## [PROBLEM DESCRIPTION]
The line containing "import plotly.graph_objects as go" marks the end: extract everything from the first line of the data through that line, exactly, with no pictures.

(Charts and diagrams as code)
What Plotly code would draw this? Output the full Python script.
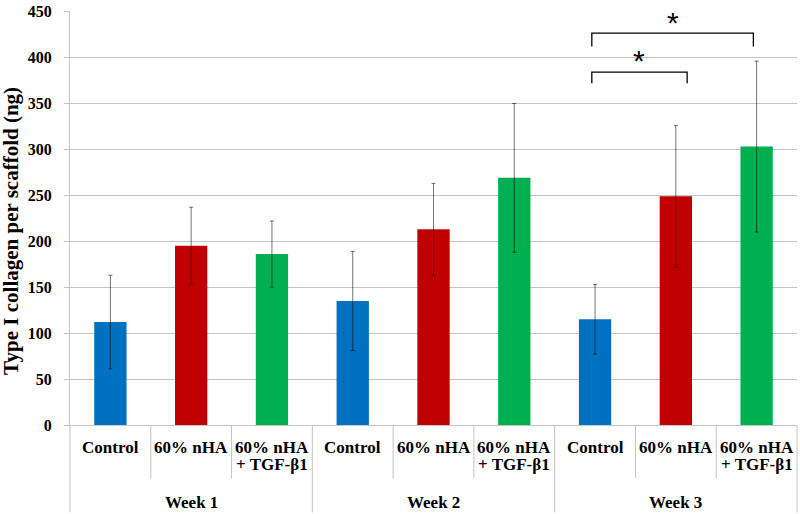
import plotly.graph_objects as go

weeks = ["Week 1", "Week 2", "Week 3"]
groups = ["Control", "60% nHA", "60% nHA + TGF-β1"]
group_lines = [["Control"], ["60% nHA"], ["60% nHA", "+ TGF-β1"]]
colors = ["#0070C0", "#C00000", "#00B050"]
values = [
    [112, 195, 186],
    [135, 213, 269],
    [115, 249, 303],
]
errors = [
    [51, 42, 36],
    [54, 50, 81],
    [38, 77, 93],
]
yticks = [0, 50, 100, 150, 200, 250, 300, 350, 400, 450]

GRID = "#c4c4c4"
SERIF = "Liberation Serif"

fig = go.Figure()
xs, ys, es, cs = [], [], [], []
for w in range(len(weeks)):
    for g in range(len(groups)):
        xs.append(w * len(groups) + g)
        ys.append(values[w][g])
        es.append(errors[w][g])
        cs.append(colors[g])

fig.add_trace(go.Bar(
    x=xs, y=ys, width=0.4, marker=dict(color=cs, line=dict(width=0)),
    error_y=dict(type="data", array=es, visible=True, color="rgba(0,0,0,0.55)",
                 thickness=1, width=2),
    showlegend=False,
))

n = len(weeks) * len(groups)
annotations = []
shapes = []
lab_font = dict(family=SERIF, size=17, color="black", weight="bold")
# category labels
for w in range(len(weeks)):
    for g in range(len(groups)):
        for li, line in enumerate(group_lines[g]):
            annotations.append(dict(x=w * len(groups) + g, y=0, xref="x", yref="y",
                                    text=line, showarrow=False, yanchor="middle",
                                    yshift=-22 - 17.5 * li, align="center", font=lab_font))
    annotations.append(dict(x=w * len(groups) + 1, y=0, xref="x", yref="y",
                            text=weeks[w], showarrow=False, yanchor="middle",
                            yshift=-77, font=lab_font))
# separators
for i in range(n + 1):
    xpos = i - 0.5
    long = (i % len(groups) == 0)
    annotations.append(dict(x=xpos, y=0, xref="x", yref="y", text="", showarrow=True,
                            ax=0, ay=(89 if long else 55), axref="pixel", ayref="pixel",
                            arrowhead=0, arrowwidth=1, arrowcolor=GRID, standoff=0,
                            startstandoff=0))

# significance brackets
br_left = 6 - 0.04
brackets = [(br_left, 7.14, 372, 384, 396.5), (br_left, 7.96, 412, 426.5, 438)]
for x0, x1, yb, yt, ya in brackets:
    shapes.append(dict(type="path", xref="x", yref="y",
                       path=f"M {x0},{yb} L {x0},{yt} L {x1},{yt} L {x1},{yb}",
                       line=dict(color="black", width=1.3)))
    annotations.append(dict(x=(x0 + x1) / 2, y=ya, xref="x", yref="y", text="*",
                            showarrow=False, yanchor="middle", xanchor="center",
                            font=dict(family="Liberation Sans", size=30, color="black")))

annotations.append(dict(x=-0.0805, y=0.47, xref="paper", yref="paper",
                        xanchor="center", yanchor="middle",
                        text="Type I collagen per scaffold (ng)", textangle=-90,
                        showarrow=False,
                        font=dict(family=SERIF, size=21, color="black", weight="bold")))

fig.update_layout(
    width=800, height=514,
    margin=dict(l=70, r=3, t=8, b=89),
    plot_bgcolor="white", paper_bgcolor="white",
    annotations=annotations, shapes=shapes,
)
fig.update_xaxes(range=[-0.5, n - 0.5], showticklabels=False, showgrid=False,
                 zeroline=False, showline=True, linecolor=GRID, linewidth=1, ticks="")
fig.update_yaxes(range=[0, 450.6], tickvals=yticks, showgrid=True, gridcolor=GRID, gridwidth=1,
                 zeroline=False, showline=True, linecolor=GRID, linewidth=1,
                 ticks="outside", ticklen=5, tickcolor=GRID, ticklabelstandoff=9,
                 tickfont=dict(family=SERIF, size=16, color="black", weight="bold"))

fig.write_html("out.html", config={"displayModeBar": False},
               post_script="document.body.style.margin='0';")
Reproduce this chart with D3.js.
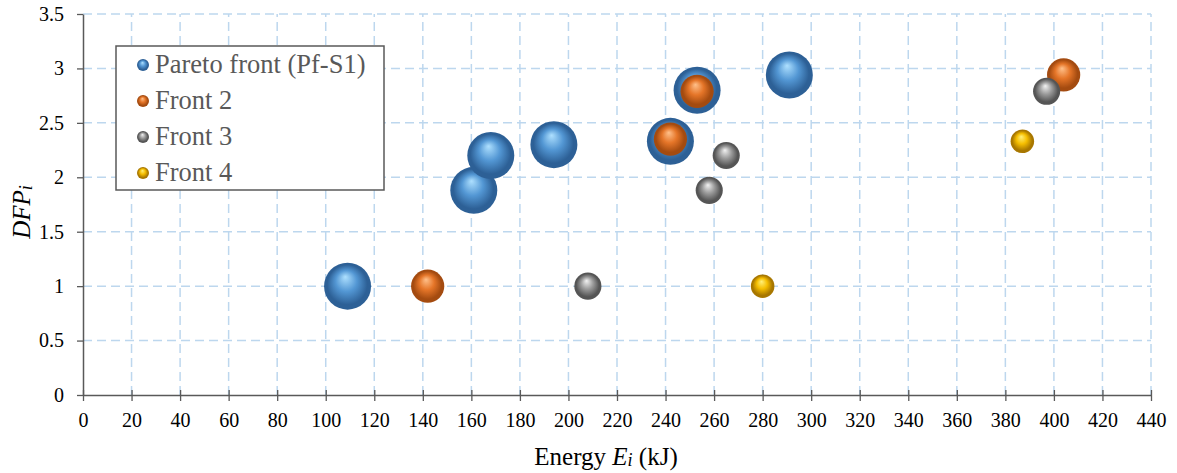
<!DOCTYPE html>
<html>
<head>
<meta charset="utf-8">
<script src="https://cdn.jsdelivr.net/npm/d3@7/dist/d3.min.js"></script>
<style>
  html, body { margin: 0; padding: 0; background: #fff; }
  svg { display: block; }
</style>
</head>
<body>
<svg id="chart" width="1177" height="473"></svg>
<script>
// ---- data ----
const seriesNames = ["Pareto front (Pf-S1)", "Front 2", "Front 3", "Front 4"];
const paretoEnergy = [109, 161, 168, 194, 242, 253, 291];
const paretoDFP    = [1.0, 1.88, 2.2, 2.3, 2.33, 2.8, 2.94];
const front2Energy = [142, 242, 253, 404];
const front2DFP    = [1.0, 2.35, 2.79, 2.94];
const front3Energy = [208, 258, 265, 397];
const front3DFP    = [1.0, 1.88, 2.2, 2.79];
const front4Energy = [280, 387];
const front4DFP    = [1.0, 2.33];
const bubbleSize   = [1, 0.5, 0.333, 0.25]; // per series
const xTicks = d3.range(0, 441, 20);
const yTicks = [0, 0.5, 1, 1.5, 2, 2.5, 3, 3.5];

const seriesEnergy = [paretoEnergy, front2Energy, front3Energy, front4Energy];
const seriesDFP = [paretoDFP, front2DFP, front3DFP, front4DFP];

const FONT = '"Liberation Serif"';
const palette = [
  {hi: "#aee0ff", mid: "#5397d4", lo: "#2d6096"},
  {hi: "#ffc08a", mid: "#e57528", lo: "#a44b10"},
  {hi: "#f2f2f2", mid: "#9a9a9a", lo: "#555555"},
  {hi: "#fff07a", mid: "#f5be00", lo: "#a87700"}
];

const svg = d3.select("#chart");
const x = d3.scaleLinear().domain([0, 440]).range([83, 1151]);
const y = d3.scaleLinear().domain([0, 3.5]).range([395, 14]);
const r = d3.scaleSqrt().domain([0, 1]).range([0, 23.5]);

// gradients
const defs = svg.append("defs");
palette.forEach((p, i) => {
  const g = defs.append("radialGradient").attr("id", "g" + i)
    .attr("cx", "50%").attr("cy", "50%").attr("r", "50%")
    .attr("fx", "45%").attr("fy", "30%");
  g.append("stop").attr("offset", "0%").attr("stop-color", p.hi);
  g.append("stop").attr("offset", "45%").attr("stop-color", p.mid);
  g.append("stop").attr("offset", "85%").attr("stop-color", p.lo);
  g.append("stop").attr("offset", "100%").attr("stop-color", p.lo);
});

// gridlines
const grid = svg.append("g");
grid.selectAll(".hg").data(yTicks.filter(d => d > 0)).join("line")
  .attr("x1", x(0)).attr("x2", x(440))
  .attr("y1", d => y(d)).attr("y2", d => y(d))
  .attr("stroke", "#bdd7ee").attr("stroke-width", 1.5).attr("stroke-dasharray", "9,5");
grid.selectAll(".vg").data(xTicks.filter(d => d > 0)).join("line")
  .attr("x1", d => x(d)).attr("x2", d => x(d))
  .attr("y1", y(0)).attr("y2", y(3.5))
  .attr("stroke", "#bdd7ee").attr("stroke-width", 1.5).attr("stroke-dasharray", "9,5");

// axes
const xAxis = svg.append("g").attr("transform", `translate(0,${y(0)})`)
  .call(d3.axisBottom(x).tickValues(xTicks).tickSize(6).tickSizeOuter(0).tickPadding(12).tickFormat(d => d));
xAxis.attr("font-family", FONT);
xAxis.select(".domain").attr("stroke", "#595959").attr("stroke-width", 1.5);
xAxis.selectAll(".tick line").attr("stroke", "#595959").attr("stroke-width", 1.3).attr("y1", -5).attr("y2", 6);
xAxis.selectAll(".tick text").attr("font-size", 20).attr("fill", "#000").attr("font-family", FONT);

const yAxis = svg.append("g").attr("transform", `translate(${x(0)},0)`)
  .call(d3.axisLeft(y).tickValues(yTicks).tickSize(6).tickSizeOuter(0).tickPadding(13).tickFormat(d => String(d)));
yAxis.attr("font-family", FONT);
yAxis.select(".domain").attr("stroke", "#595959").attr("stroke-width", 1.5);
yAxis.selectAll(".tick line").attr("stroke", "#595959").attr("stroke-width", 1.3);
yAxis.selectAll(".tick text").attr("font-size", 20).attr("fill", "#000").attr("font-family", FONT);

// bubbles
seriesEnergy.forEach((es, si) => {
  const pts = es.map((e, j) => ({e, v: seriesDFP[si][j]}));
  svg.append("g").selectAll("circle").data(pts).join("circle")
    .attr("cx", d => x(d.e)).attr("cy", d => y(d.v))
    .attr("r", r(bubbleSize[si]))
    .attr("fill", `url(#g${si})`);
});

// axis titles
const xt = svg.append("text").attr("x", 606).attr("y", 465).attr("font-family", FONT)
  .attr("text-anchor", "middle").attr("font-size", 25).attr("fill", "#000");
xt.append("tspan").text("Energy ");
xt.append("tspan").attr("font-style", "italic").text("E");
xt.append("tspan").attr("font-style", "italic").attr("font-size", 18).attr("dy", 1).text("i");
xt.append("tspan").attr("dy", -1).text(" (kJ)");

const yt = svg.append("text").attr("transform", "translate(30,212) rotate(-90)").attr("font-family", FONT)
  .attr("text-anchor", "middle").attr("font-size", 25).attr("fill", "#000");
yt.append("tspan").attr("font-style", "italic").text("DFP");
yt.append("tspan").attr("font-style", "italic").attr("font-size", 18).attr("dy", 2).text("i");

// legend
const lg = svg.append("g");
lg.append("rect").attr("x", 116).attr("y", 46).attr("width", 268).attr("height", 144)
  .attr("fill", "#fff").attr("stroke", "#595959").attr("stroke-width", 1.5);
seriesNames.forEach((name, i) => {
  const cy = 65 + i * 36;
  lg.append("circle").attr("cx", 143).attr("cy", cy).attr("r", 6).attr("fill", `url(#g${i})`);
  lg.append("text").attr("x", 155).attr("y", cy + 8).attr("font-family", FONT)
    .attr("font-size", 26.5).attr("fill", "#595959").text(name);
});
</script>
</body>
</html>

## [REPLY]
What Plotly code would draw this? Output the full Python script.
import plotly.graph_objects as go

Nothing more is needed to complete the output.